* Exercise *
Omit every picture and output the rest of the records exactly as they are.

>> start Entries shown

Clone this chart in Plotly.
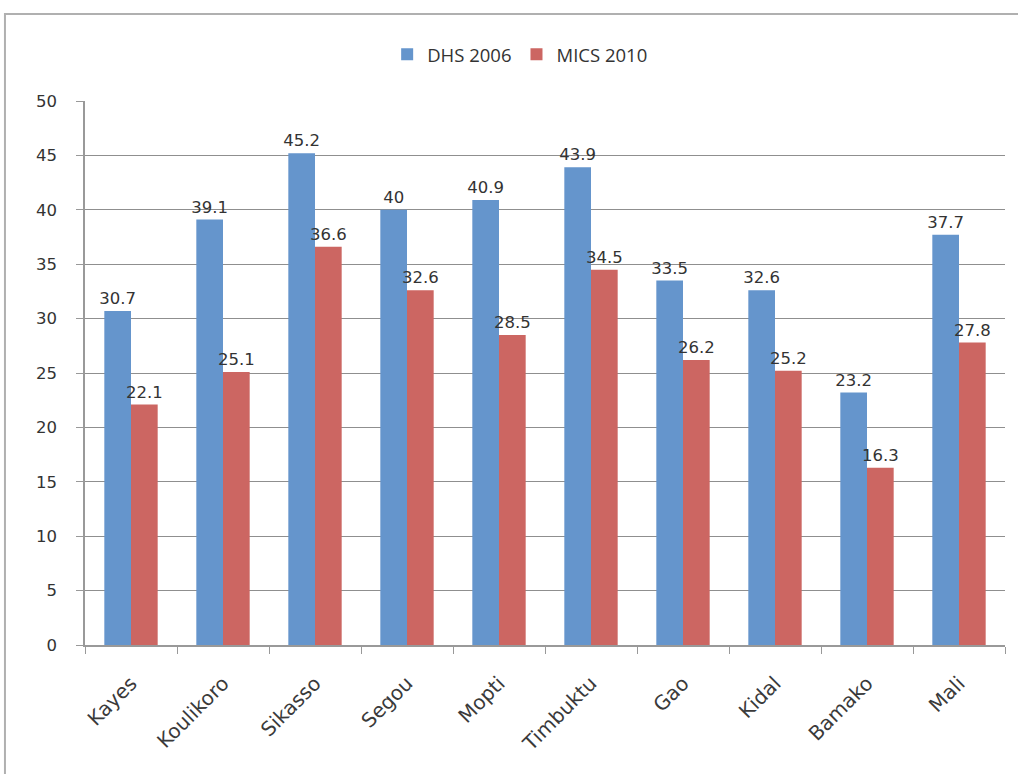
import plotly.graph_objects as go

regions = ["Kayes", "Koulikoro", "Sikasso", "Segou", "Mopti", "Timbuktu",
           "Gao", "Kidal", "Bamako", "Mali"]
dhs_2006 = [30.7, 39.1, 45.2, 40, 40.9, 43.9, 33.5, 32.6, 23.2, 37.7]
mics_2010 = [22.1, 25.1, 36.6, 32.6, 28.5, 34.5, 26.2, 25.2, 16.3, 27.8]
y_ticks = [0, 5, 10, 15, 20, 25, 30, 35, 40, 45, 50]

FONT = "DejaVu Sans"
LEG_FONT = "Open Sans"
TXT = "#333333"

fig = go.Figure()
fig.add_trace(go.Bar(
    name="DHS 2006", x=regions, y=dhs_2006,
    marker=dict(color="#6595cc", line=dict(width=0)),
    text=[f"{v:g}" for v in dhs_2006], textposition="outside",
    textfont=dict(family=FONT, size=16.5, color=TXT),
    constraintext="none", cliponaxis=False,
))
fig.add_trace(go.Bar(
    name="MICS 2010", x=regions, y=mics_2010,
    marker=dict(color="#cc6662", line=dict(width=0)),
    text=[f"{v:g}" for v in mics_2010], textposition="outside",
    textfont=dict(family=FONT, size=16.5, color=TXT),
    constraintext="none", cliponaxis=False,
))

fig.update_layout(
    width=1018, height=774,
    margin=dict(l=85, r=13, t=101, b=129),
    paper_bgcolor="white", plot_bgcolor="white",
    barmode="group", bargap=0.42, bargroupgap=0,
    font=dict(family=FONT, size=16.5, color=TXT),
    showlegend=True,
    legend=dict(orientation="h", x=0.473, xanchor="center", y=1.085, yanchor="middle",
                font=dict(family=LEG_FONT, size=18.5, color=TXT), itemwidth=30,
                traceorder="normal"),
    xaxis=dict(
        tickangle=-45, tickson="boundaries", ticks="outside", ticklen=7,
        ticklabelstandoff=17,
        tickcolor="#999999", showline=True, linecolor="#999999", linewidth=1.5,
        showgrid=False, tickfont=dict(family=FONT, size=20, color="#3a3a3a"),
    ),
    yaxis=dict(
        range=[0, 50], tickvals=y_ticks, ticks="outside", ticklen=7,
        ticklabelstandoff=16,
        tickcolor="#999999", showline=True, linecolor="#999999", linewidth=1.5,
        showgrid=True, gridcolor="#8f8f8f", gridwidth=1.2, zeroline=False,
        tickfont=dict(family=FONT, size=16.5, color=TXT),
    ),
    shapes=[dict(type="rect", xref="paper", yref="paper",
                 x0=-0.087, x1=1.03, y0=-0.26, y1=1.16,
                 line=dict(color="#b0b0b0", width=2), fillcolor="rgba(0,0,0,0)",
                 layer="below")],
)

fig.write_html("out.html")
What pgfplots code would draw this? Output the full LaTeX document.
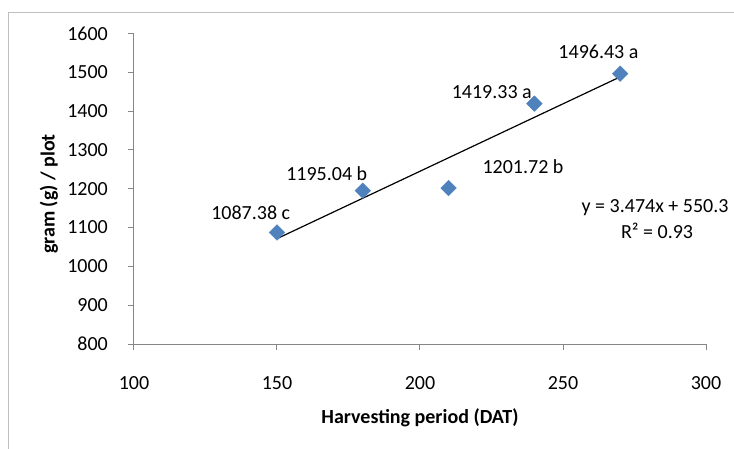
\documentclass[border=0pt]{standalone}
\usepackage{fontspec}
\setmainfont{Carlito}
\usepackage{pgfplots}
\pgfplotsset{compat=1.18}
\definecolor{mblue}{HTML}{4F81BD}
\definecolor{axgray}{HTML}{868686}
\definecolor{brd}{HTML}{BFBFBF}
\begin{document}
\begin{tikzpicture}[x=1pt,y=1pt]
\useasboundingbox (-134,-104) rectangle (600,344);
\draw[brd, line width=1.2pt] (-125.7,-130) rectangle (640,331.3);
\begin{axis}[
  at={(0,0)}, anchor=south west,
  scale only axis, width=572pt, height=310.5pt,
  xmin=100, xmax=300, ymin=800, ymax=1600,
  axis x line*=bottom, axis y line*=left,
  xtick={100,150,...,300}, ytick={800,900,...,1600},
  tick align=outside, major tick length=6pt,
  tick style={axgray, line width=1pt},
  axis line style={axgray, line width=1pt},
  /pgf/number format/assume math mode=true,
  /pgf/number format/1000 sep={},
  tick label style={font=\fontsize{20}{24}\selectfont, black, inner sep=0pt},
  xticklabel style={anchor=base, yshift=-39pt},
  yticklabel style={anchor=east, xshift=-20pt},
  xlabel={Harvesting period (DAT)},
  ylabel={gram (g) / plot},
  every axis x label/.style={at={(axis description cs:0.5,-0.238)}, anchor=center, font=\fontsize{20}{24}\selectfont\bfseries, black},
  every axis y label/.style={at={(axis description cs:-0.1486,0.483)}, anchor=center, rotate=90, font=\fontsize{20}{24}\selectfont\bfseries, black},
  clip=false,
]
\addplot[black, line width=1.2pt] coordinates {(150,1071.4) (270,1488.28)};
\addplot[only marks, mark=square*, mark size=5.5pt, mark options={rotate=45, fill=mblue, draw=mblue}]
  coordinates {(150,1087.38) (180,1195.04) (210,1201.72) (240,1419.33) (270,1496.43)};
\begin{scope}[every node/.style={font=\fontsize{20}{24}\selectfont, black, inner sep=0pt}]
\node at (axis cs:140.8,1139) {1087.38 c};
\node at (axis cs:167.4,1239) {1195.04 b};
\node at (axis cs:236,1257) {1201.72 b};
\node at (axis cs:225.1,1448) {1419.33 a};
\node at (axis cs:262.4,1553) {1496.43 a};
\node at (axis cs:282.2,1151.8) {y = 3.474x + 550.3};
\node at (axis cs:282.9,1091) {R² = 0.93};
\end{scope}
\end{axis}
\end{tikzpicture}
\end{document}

>> end Entries shown

* Task output *
Clone this chart in Plotly.
import plotly.graph_objects as go

regions = ["Kayes", "Koulikoro", "Sikasso", "Segou", "Mopti", "Timbuktu",
           "Gao", "Kidal", "Bamako", "Mali"]
dhs_2006 = [30.7, 39.1, 45.2, 40, 40.9, 43.9, 33.5, 32.6, 23.2, 37.7]
mics_2010 = [22.1, 25.1, 36.6, 32.6, 28.5, 34.5, 26.2, 25.2, 16.3, 27.8]
y_ticks = [0, 5, 10, 15, 20, 25, 30, 35, 40, 45, 50]

FONT = "DejaVu Sans"
LEG_FONT = "Open Sans"
TXT = "#333333"

fig = go.Figure()
fig.add_trace(go.Bar(
    name="DHS 2006", x=regions, y=dhs_2006,
    marker=dict(color="#6595cc", line=dict(width=0)),
    text=[f"{v:g}" for v in dhs_2006], textposition="outside",
    textfont=dict(family=FONT, size=16.5, color=TXT),
    constraintext="none", cliponaxis=False,
))
fig.add_trace(go.Bar(
    name="MICS 2010", x=regions, y=mics_2010,
    marker=dict(color="#cc6662", line=dict(width=0)),
    text=[f"{v:g}" for v in mics_2010], textposition="outside",
    textfont=dict(family=FONT, size=16.5, color=TXT),
    constraintext="none", cliponaxis=False,
))

fig.update_layout(
    width=1018, height=774,
    margin=dict(l=85, r=13, t=101, b=129),
    paper_bgcolor="white", plot_bgcolor="white",
    barmode="group", bargap=0.42, bargroupgap=0,
    font=dict(family=FONT, size=16.5, color=TXT),
    showlegend=True,
    legend=dict(orientation="h", x=0.473, xanchor="center", y=1.085, yanchor="middle",
                font=dict(family=LEG_FONT, size=18.5, color=TXT), itemwidth=30,
                traceorder="normal"),
    xaxis=dict(
        tickangle=-45, tickson="boundaries", ticks="outside", ticklen=7,
        ticklabelstandoff=17,
        tickcolor="#999999", showline=True, linecolor="#999999", linewidth=1.5,
        showgrid=False, tickfont=dict(family=FONT, size=20, color="#3a3a3a"),
    ),
    yaxis=dict(
        range=[0, 50], tickvals=y_ticks, ticks="outside", ticklen=7,
        ticklabelstandoff=16,
        tickcolor="#999999", showline=True, linecolor="#999999", linewidth=1.5,
        showgrid=True, gridcolor="#8f8f8f", gridwidth=1.2, zeroline=False,
        tickfont=dict(family=FONT, size=16.5, color=TXT),
    ),
    shapes=[dict(type="rect", xref="paper", yref="paper",
                 x0=-0.087, x1=1.03, y0=-0.26, y1=1.16,
                 line=dict(color="#b0b0b0", width=2), fillcolor="rgba(0,0,0,0)",
                 layer="below")],
)

fig.write_html("out.html")
What pgfplots code would draw this? Output the full LaTeX document.
\documentclass[border=0pt]{standalone}
\usepackage{fontspec}
\setmainfont{Carlito}
\usepackage{pgfplots}
\pgfplotsset{compat=1.18}
\definecolor{mblue}{HTML}{4F81BD}
\definecolor{axgray}{HTML}{868686}
\definecolor{brd}{HTML}{BFBFBF}
\begin{document}
\begin{tikzpicture}[x=1pt,y=1pt]
\useasboundingbox (-134,-104) rectangle (600,344);
\draw[brd, line width=1.2pt] (-125.7,-130) rectangle (640,331.3);
\begin{axis}[
  at={(0,0)}, anchor=south west,
  scale only axis, width=572pt, height=310.5pt,
  xmin=100, xmax=300, ymin=800, ymax=1600,
  axis x line*=bottom, axis y line*=left,
  xtick={100,150,...,300}, ytick={800,900,...,1600},
  tick align=outside, major tick length=6pt,
  tick style={axgray, line width=1pt},
  axis line style={axgray, line width=1pt},
  /pgf/number format/assume math mode=true,
  /pgf/number format/1000 sep={},
  tick label style={font=\fontsize{20}{24}\selectfont, black, inner sep=0pt},
  xticklabel style={anchor=base, yshift=-39pt},
  yticklabel style={anchor=east, xshift=-20pt},
  xlabel={Harvesting period (DAT)},
  ylabel={gram (g) / plot},
  every axis x label/.style={at={(axis description cs:0.5,-0.238)}, anchor=center, font=\fontsize{20}{24}\selectfont\bfseries, black},
  every axis y label/.style={at={(axis description cs:-0.1486,0.483)}, anchor=center, rotate=90, font=\fontsize{20}{24}\selectfont\bfseries, black},
  clip=false,
]
\addplot[black, line width=1.2pt] coordinates {(150,1071.4) (270,1488.28)};
\addplot[only marks, mark=square*, mark size=5.5pt, mark options={rotate=45, fill=mblue, draw=mblue}]
  coordinates {(150,1087.38) (180,1195.04) (210,1201.72) (240,1419.33) (270,1496.43)};
\begin{scope}[every node/.style={font=\fontsize{20}{24}\selectfont, black, inner sep=0pt}]
\node at (axis cs:140.8,1139) {1087.38 c};
\node at (axis cs:167.4,1239) {1195.04 b};
\node at (axis cs:236,1257) {1201.72 b};
\node at (axis cs:225.1,1448) {1419.33 a};
\node at (axis cs:262.4,1553) {1496.43 a};
\node at (axis cs:282.2,1151.8) {y = 3.474x + 550.3};
\node at (axis cs:282.9,1091) {R² = 0.93};
\end{scope}
\end{axis}
\end{tikzpicture}
\end{document}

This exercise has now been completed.